Friday, July 08, 2005

"Come with me if you want to live."

Some religious conservatives want desperately to cast the current war as a struggle between Islam and Christianity. It is not. It is a struggle between Islam and liberalism (using 'liberalism' in its original meaning, not as a synonym for socialism). Liberalism has two great enemies: socialism in all its variants (fascism, marxism, democratic socialism, etc); and theocracy in all its variants (islamist, christian fundamentalist, etc).

In fact, properly understood, socialism is an outgrowth of Christianity. Its early proponents were explicitly Christian. Marx, ethnically Jewish but raised as a Christian, took the Christian ethics of self-sacrifice and gave them a pseudo-scientific base. So it's not surprising to see today's socialists acting like early Christians with their suicidal pacificism.

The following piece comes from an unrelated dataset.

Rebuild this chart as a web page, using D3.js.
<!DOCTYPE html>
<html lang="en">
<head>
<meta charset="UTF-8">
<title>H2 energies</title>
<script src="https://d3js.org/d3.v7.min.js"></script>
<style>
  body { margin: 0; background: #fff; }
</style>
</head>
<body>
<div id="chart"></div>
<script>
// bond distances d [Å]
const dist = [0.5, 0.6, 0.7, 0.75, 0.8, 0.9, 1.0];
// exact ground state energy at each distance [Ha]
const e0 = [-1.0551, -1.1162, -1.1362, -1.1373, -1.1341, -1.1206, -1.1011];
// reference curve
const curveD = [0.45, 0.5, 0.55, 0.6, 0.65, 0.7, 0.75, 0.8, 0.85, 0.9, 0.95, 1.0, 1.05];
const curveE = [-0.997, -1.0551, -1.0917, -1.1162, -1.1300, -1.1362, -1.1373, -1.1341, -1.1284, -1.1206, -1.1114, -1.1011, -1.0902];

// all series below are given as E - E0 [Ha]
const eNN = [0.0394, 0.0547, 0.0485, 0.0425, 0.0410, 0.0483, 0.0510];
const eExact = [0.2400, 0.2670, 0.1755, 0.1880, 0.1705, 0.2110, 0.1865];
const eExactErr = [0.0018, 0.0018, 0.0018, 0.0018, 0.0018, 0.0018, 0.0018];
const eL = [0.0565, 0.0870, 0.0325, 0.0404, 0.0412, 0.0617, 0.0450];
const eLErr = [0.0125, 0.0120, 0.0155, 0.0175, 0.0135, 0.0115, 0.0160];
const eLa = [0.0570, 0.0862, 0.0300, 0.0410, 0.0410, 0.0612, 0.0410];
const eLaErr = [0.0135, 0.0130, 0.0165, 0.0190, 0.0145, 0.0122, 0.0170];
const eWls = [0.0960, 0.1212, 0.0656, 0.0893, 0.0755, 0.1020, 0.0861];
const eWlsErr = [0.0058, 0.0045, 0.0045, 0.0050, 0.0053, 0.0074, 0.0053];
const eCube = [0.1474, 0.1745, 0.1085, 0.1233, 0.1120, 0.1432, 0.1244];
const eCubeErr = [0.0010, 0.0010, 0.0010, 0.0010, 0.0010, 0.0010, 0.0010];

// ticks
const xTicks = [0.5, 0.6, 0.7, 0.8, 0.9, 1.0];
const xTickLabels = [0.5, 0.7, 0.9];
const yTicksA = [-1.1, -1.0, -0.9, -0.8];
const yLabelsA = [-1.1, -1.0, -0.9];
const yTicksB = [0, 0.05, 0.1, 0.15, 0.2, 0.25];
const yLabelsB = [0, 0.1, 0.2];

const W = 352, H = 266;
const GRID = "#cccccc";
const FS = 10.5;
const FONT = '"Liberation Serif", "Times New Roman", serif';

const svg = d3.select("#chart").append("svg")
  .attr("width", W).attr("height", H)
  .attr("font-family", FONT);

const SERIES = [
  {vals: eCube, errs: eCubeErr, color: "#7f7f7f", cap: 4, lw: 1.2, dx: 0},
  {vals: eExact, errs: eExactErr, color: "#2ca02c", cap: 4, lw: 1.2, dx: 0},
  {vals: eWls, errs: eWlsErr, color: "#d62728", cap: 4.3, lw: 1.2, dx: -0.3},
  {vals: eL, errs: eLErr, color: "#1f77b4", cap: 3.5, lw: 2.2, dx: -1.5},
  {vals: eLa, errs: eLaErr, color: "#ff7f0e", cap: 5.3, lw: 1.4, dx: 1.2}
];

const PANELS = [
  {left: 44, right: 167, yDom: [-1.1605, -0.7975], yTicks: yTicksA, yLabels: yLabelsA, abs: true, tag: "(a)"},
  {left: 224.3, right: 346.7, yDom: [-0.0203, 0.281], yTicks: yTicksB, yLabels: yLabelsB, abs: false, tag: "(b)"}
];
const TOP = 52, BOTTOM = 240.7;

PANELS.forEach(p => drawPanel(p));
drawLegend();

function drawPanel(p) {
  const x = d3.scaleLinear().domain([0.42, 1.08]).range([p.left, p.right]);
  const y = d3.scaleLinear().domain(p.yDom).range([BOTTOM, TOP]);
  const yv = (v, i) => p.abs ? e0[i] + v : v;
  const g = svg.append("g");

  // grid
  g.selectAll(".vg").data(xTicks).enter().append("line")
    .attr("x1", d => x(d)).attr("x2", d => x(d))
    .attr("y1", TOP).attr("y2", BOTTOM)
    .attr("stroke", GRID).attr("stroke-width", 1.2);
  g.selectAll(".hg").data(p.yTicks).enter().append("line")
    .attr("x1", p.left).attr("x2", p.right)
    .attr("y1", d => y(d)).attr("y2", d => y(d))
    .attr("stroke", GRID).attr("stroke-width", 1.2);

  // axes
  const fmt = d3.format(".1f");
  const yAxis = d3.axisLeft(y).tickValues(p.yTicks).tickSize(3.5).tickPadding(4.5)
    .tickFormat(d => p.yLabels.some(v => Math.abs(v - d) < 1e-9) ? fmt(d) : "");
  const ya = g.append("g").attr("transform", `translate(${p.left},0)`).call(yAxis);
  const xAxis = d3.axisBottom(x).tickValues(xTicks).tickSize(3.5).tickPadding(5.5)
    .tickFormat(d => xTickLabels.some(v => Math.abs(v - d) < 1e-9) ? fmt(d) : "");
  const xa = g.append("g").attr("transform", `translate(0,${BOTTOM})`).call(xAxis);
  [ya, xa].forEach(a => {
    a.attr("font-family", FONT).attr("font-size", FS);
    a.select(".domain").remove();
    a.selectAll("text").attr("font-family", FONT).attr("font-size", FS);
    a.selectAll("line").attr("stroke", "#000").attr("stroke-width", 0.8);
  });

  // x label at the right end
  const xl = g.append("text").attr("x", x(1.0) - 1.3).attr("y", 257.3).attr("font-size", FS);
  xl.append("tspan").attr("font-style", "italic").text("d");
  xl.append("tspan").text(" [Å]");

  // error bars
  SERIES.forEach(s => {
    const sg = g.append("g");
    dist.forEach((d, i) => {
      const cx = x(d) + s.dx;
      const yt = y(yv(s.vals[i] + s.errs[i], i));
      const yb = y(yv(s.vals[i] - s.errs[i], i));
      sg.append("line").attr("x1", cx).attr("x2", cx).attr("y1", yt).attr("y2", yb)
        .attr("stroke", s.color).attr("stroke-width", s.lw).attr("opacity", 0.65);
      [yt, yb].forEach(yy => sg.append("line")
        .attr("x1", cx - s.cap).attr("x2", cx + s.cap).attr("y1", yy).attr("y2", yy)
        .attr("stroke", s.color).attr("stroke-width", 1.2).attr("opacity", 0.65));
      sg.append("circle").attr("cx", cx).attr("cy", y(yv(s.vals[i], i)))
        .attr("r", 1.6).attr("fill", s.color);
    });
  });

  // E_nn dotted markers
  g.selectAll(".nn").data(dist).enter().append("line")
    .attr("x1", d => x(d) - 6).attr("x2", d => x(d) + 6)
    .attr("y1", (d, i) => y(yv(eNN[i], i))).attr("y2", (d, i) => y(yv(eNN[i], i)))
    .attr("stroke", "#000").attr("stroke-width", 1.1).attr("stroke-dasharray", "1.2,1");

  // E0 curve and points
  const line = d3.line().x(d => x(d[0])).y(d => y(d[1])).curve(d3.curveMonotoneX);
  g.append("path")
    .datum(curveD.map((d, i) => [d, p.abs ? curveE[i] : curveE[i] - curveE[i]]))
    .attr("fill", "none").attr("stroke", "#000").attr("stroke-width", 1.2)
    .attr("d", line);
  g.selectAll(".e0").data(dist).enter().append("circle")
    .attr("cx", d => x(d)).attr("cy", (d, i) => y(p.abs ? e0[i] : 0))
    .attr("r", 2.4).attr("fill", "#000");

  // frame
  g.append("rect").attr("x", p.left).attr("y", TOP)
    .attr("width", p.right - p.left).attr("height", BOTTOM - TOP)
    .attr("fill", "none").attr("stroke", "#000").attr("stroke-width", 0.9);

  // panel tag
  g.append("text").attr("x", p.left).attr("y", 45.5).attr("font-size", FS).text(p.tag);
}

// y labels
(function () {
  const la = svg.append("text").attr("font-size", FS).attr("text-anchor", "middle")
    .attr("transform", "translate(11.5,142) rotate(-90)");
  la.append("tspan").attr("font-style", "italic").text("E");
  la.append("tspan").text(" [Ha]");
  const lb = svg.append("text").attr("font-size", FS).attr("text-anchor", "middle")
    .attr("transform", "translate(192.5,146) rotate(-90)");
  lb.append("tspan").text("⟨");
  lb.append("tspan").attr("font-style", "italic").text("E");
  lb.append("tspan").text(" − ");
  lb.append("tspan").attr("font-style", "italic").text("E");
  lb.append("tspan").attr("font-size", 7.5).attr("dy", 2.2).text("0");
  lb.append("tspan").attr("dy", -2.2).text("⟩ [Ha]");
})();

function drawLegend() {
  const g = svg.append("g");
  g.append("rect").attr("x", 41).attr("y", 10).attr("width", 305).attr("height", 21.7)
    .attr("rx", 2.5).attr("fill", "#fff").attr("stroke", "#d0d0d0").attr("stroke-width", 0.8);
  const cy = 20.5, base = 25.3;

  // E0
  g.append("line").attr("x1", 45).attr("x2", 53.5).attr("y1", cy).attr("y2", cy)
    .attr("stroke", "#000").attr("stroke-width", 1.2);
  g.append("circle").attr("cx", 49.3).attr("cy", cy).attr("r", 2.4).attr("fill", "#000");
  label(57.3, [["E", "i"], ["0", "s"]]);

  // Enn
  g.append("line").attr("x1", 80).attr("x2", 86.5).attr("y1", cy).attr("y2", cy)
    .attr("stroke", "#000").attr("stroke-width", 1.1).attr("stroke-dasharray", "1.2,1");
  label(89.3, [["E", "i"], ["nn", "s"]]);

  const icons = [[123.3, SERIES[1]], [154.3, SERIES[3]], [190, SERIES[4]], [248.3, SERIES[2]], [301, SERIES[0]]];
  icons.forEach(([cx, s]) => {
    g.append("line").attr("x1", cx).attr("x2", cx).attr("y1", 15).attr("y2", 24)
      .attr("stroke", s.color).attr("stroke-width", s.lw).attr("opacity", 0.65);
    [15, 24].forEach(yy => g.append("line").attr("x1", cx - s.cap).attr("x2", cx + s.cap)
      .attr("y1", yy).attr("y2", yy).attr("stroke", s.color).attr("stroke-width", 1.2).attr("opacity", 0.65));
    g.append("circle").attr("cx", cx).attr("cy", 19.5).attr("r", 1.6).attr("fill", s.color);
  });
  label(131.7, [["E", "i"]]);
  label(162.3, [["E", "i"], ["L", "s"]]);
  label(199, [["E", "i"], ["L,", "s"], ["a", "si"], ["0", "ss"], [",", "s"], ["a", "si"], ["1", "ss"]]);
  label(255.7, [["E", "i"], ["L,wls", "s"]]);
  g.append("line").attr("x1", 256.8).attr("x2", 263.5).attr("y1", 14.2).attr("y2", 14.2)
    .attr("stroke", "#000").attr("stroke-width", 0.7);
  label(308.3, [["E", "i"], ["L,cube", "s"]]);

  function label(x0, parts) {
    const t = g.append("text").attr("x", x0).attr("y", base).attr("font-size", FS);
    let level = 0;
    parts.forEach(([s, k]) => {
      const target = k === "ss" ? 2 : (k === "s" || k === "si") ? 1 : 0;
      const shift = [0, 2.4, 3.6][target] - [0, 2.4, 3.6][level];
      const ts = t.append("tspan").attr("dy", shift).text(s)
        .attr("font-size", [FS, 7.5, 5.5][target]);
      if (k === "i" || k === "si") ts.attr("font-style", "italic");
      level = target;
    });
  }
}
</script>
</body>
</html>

It is surprising, however, to see people who call themselves Christians ignoring the fact that Jesus was a pacifist who believed in forgiving one's enemies and turning the other cheek. The only time he ever raised his hand in anger was against a group of businessmen. Blessed were the poor, the sick, the meek, because they would find happiness in Heaven. The rich, however, would find it nearly impossible to get there. "Give your money to the poor and follow me." Is this what the religious conservatives believe? Not exactly. They practice a watered down form of Christianity, one which thinks this world is a Good Thing, rather than a steeped-in-sin, vale of tears--something to be enjoyed, rather than something to be resisted and overcome. In other words, they practice a liberalized form of Christianity, which has made its peace with capitalism and the pursuit of happiness.

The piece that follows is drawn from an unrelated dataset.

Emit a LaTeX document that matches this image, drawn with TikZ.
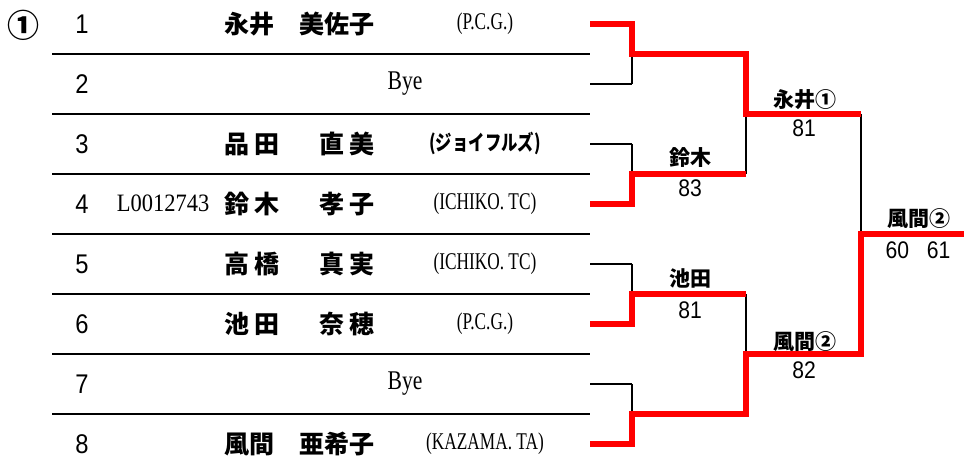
\documentclass[tikz,border=0pt]{standalone}
\usepackage{fontspec}
\usepackage{graphicx}
\newfontfamily\jp{Noto Sans CJK JP}
\newfontfamily\numf{Liberation Sans}[FakeStretch=0.88]
\newfontfamily\serf{Liberation Serif}[FakeStretch=0.72]
\newfontfamily\idf{Liberation Serif}[FakeStretch=0.9]
\newfontfamily\byef{Liberation Serif}[FakeStretch=0.8]
\newcommand\fivenm[5]{#1#2\hspace{25pt}#3#4#5}
\newcommand\fournm[4]{#1\hspace{5pt}#2\hspace{40pt}#3\hspace{5pt}#4}
\tikzset{
  rowline/.style={line width=2.2pt, black},
  winline/.style={line width=6.5pt, red, line join=miter},
  blkh/.style={line width=2.6pt, black},
  blkv/.style={line width=1.6pt, black},
  numtxt/.style={inner sep=0pt, font=\numf\fontsize{27}{30}\selectfont},
  nmtxt/.style={inner sep=0pt, anchor=west, font=\jp\bfseries\fontsize{25}{30}\selectfont},
  afftxt/.style={inner sep=0pt, font=\serf\fontsize{24}{28}\selectfont},
  byetxt/.style={inner sep=0pt, font=\byef\fontsize{27}{30}\selectfont},
  wintxt/.style={inner sep=0pt, font=\jp\bfseries\fontsize{21}{24}\selectfont},
  scoretxt/.style={inner sep=0pt, font=\numf\fontsize{24}{28}\selectfont}
}
\begin{document}
\begin{tikzpicture}[x=1pt,y=-1pt]
\useasboundingbox (0,0) rectangle (964,473);
% seed mark
\node[inner sep=0pt, font=\jp\bfseries\fontsize{32}{34}\selectfont] (seed) at (23,25) {①};
% row numbers
\foreach \i in {1,...,8} {
  \node[numtxt] (r\i) at (82,{24+60*(\i-1)}) {\i};
}
% separators
\draw[rowline, line width=2.8pt] (52,54) -- (590,54);
\foreach \y in {114,174,234,294,354,414} {
  \draw[rowline] (52,\y) -- (590,\y);
}
% names
\node[nmtxt] (n1) at (224,24) {\fivenm{永}{井}{美}{佐}{子}};
\node[byetxt] (n2) at (405,84) {Bye};
\node[nmtxt] (n3) at (224,144) {\fournm{品}{田}{直}{美}};
\node[inner sep=0pt, font=\idf\fontsize{25}{28}\selectfont] (id4) at (163,203) {L0012743};
\node[nmtxt] (n4) at (224,204) {\fournm{鈴}{木}{孝}{子}};
\node[nmtxt] (n5) at (224,264) {\fournm{高}{橋}{真}{実}};
\node[nmtxt] (n6) at (224,324) {\fournm{池}{田}{奈}{穂}};
\node[byetxt] (n7) at (405,384) {Bye};
\node[nmtxt] (n8) at (224,444) {\fivenm{風}{間}{亜}{希}{子}};
% affiliations
\node[afftxt] (a1) at (485,24) {(P.C.G.)};
\node[inner sep=0pt] (a3) at (485,143) {\scalebox{0.78}[1]{\jp\bfseries\fontsize{21}{24}\selectfont (ジョイフルズ)}};
\node[afftxt] (a4) at (485,204) {(ICHIKO. TC)};
\node[afftxt] (a5) at (485,264) {(ICHIKO. TC)};
\node[afftxt] (a6) at (485,324) {(P.C.G.)};
\node[afftxt] (a8) at (485,444) {(KAZAMA. TA)};
% bracket coordinates
\foreach \i in {1,...,8} {
  \coordinate (e\i) at (590,{24+60*(\i-1)});
}
\coordinate (m12) at (632,54);
\coordinate (m34) at (632,174);
\coordinate (m56) at (632,294);
\coordinate (m78) at (632,414);
\coordinate (s1) at (746,114);
\coordinate (s2) at (746,354);
\coordinate (f) at (861,234);
\coordinate (fe) at (964,234);
% black (losing) lines
\draw[blkh] (e2) -- (e2 -| m12);
\draw[blkv] (e2 -| m12) -- (m12);
\draw[blkh] (e3) -- (e3 -| m34);
\draw[blkv] (e3 -| m34) -- (m34);
\draw[blkh] (e5) -- (e5 -| m56);
\draw[blkv] (e5 -| m56) -- (m56);
\draw[blkh] (e7) -- (e7 -| m78);
\draw[blkv] (e7 -| m78) -- (m78);
\draw[blkv] (m34 -| s1) -- (s1);
\draw[blkv] (m56 -| s2) -- (s2);
\draw[blkv] (s1 -| f) -- (f);
% red (winning) lines
\draw[winline] (e1) -| (m12) -| (s1) -- (s1 -| f);
\draw[winline] (e4) -| (m34) -- (m34 -| s1);
\draw[winline] (e6) -| (m56) -- (m56 -| s2);
\draw[winline] (e8) -| (m78) -| (s2) -| (f) -- (fe);
% winner labels and scores
\node[wintxt] (w34) at (690,158) {鈴木};
\node[scoretxt] (sc34) at (690,188) {83};
\node[wintxt] (w56) at (690,278) {池田};
\node[scoretxt] (sc56) at (690,310) {81};
\node[wintxt] (ws1) at (805,100) {永井①};
\node[scoretxt] (scs1) at (804,128) {81};
\node[wintxt] (ws2) at (805,342) {風間②};
\node[scoretxt] (scs2) at (804,370) {82};
\node[wintxt] (wf) at (919,219) {風間②};
\node[scoretxt] (scf) at (918,250) {60\hspace{18pt}61};
\end{tikzpicture}
\end{document}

Unfortunately, some of them think they can have their pursuit of happiness and their theocracy too. The islamists are not the only ones with medievalist fantasies, they are just more consistent and more radical. By envisioning the current war as a new crusade of Christianity against Islam, modern Christians are trying to reach back to the medieval period of Christian history. They don't want the Early Christian period, which was marked by the monastic movement and the rejection of all worldly concerns. It smacks too much of modern nihilism. Instead, they look back on the Battle of Tours, which marked the beginnings of a more wordly form of Christianity. When the Christians stopped the onslaught of Islam in 732 AD, they announced to the world that they would no longer turn the other cheek. They would fight, and they would martial the militant forces of the West to serve God. It was the beginning of the end for the Dark Ages, and it carried with it the beginning of the end for the practice of pure Christianity.

As Christianity attempted to control the world, it became worldly. The Church put its moral weight behind kings, and became a tool of state. It provided the state with learned men to make it more efficient. Those learned men would eventually remove it from the center of the universe and rip it assunder. Finally, tired of its armed theological battles, they would build a wall between it and the state, shrinking its sphere to the private world where it could be preserved only by compartmentalizing it, and adhering to it in a non-consuming, watered down sort of way.

Why?

Because Christianity is incompatible with life in this world. If society embraces life, it must eventually reject Christianity. If it embraces Christianity, it must eventually reject life. The mixture is unstable. It is either headed one way or the other.

It is good that Christians want to fight the war against the islamists. It is good that they want to preserve western civilization. They should understand, though, that what makes the west civilized is its love of this world. To love this world is an essentially irreligious viewpoint. It is certainly not Christian. It is not Islamic. It harks back to the Greeks and Romans. It is their gift to us, rediscovered in the Renaissance, and given fruition in the Enlightenment. Their legacy is what we are fighting for: science, individualism, ethical egoism, constitutionalism, rule of law, and humanism. That is what the islamists hate, and that is what we must preserve if we want to live.